Man started recycling 13,000 years ago

Man started recycling 13,000 years ago

Archaeologists have discovered that humans from the Upper Palaeolithic Age recycled their stone artifacts to be put to other uses.Researchers found a high percentage of burnt remains in the Moli del Salt site in Tarragona, Spain which date back to the end of the Upper Palaeolithic Age some 13,000 years ago.

The study found that the recycling of tools was normal during the Upper Palaeolithic Age and was more common for domestic activities and seems to be associated with immediate needs.

Tools used for hunting, like projectile points for instance, were almost never made from recycled artifacts. In contrast, double artifacts (those that combine two tools within the same item) were recycled more often.

“This indicates that a large part of these tools were not conceived from the outset as double artifacts but a single tool was made first and a second was added later when the artifact was recycled,” Manuel Vaquero, researcher at the Universitat Rovira i Virgili, said.
Vaquero said that the burnt artifacts were chosen because “they can tell us in a very simple way whether they have been modified after being exposed to fire”.
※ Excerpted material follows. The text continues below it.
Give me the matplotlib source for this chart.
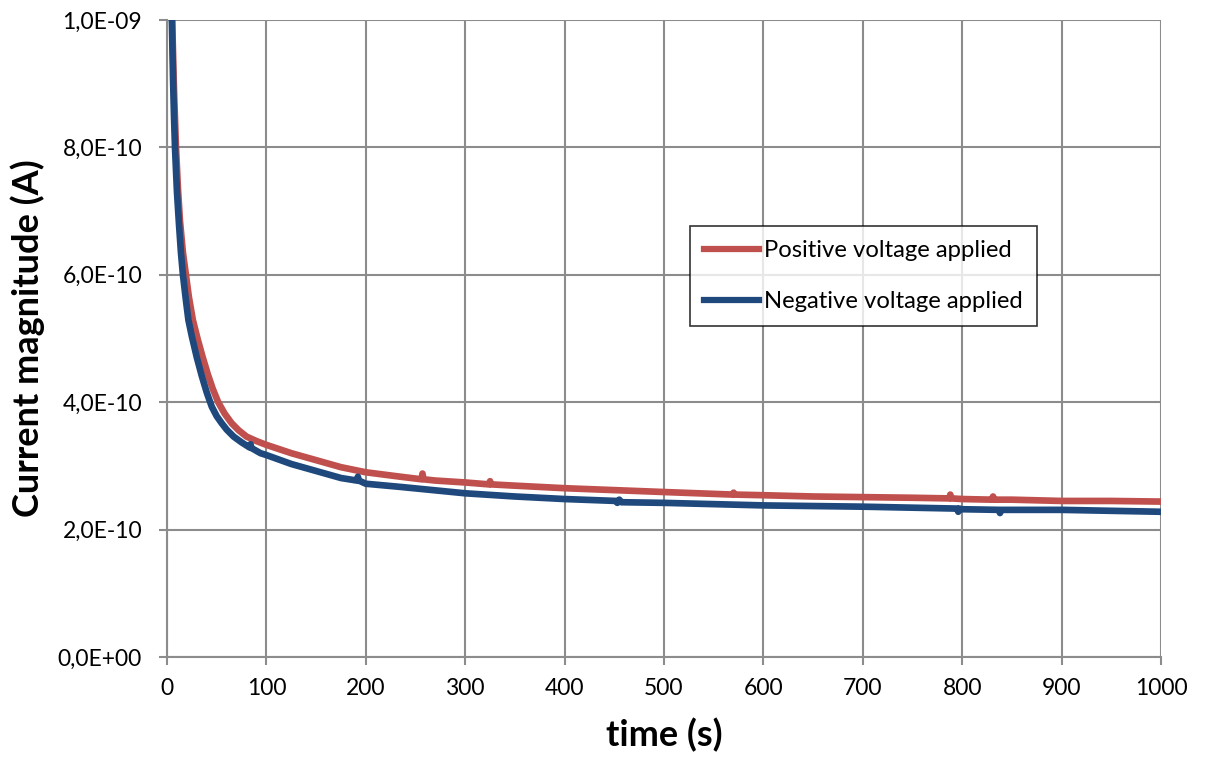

“In order to identify the recycling, it is necessary to differentiate the two stages of the manipulation sequence of an object: the moment before it is altered and the moment after,” Vaquero said.

“The two are separated by an interval in which the artifact has undergone some form of alteration. This is the first time a systematic study of this type has been performed,” he said in a Spain-based SINC statement.

The study found that recycling was an economically viable option as well.“It bears economic importance too, since it would have increased the availability of lithic resources, especially during times of scarcity. In addition, it is a relevant factor for interpreting sites because they become not just places to live but also places of resource provision,” Vaquero added. The study was published in the Journal of Archaeological Science.